Physical unit method.
o Under this method, a physical base like raw material weight in physical output quantity is taken as basis for apportioning the pre-separation cost to joint products.
o When this method is used joint products are multiplied by their weight factors prior to allocation of joint costs to individual joint products.
Standard cost method.
o If standard costing is in operation, it may be possible to apportion the joint costs on the basis of standard cost set for the respective joint products.
o It has the advantage of measuring efficiency or otherwise of processes in producing joint products.
Contribution margin method.
o When this method is used, joint costs are divided in two categories, i.e., variable and fixed.
o The variable costs are apportioned on the basis of units produced or other physical quantities.
o Fixed cost on the basis of contribution made by the various products. (Contribution is the difference between sales and variable cost).
Market Value Method.
o Some cost accountants hold the view that market value method is the most common method of apportionment of joint costs up to the split-off point.
o The rationale underlying this approach is that product with the higher sales value should be allocated a larger proportion of the joint costs than the products with the lower sales value.
Following variants of this method are commonly used in practice.
Market value at the point of separation
o Under this method, the market value of the individual joint products at the time of separation (split-off point) is ascertained
o The joint costs are apportioned in the ratio, which the total sales value of each joint product bears to the total selling value of the joint products taken together.
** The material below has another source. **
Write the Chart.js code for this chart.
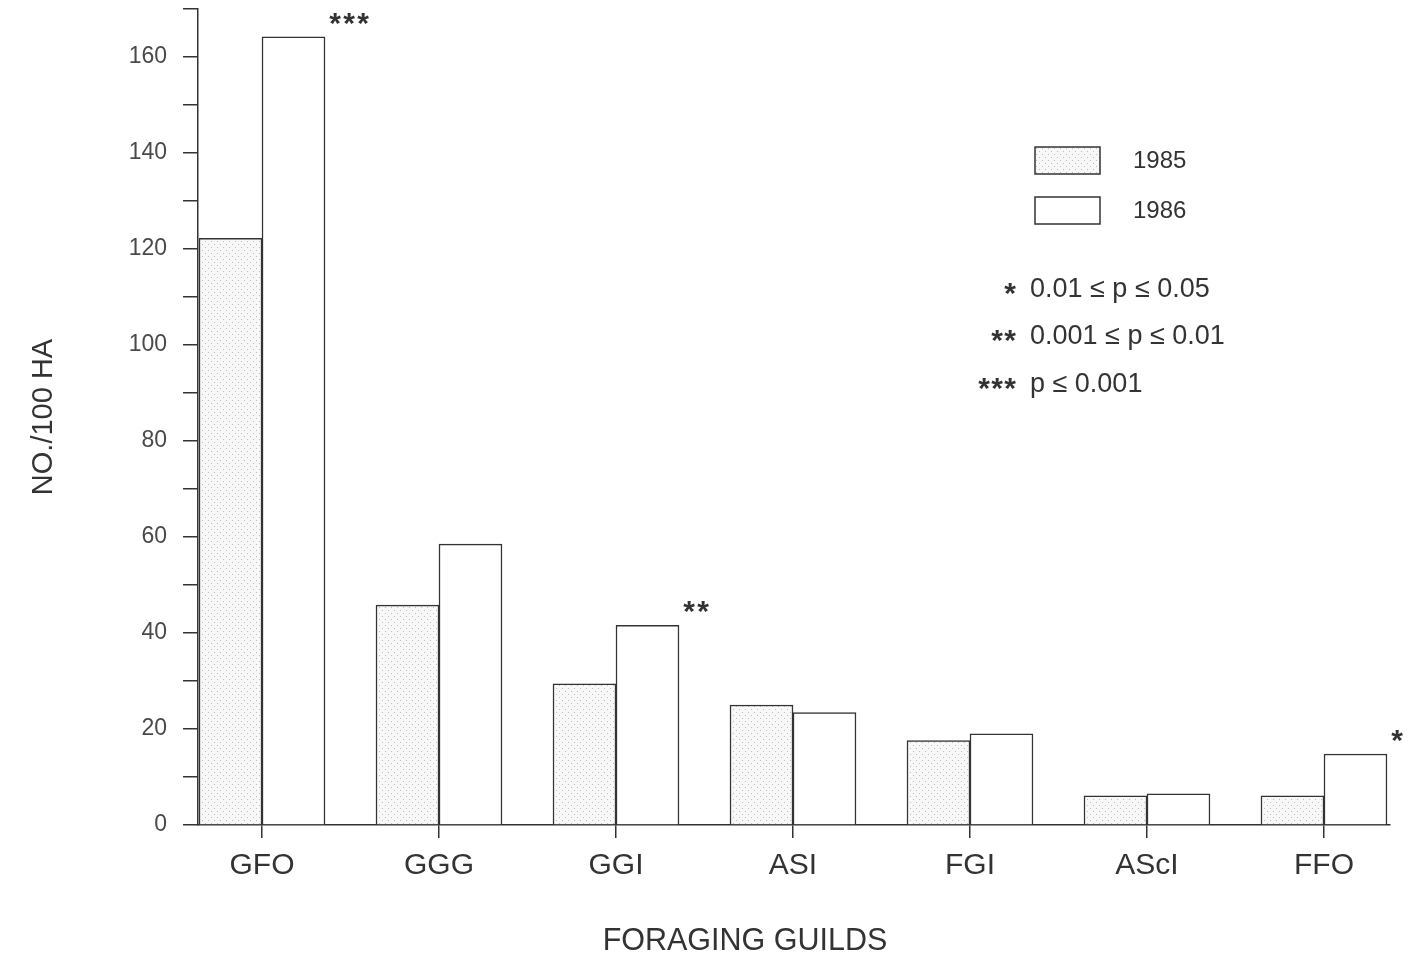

Market value after further processing
o If determination of market value at the split-off point may be difficult, then joint costs are apportioned on this basis.
o To overcome these difficulties, certain authors have suggested that joint cost should be apportioned in the ration of market value after further processing.
o The ascertainment of market values of the products at the final stage is easy, compared to that at the separation point.
Market values less to complete the individual joint product
o This method is used whenever there is not ready market price for individual joint products at split-off point.
o This method is very simple.
o Sales of units produced after further processing is taken for individual joint products and cost beyond split-off point is reduced from it to arrive at cost at split-off point.
Constant gross profit margin method
o This method assumes that all products produced will fetch a constant rate of gross profit.
o Thus the overall GP rate will be calculated and the GP will be deducted from each of the product so as to ascertain their individual share of joint products.
Treatment of by products in cost accounts:
Other income method: The sales value realized by sale of by products is treated as miscellaneous income if such value is negligible.
Deducting from the total cost: Under this method, the sales realization should be reduced from the cost of the main product.
Deducting from the selling & distribution expenses of by products: Under this method the sale value of by products is to be deducted from the S & D Expenses and the net expenses are taken into account.